Adoption requires a baseline of user involvement in order to overcome prior habits. Users must engage in certain behaviors that are different from what they were doing before in order to gain value. So how do you motivate the change?
It’s easier to facilitate people doing something they want to do than it is to convince them to do something they don’t want to do. It’s easier to enhance their desire for something they already wanted than to instill a new desire. It's easier to meet people where they are than it is to ask them to do something that is too challenging. This is why it's crucial to design for Goal Resonance and Difficulty Matching. Prove to the user that, with your product, they are capable of accomplishing their goals better than ever before. The most successful app adoptions come from projects because those gives users the motivation to learn functionalities in the context of when they are useful and persist through failures.

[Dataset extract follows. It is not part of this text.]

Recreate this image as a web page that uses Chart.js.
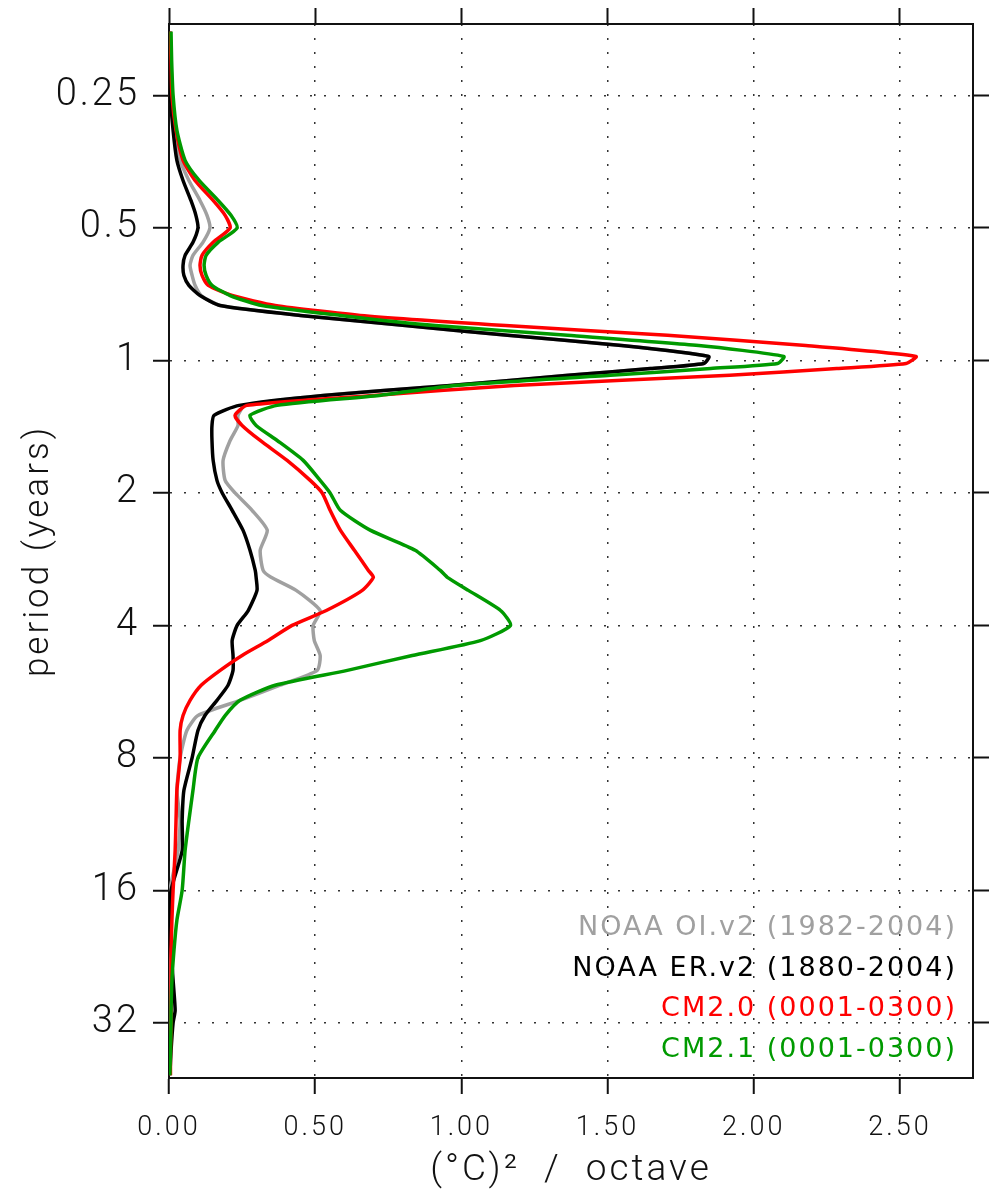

Failure is inevitable. Users must engage in certain behaviors in order to gain value, those behaviors are effortful, and users won’t always do the right thing. When users fail to get the outcome they want for their involvement, app designers need a plan to get users to try again and learn rather than get discouraged and switch to their default behaviors. A core principle of Continuous Onboarding is to intentionally design for failure states. In my work with GuidedTrack, a low-code Typeform/Qualtrics alternative, I was essentially designing an IDE that helped new programmers through common failure states.
This all points towards the necessity of using Behavioral Product Strategy. It’s not enough for products to be usable; finding the person’s positive motivation to use an app is crucial. We must increase the user’s self-efficacy, because generally people are more likely to choose to do something they believe they are capable of doing well. We must strive to communicate through feedback loops and learnable design, because reading or watching explainers is effortful behavior only indirectly linked to goal achievement.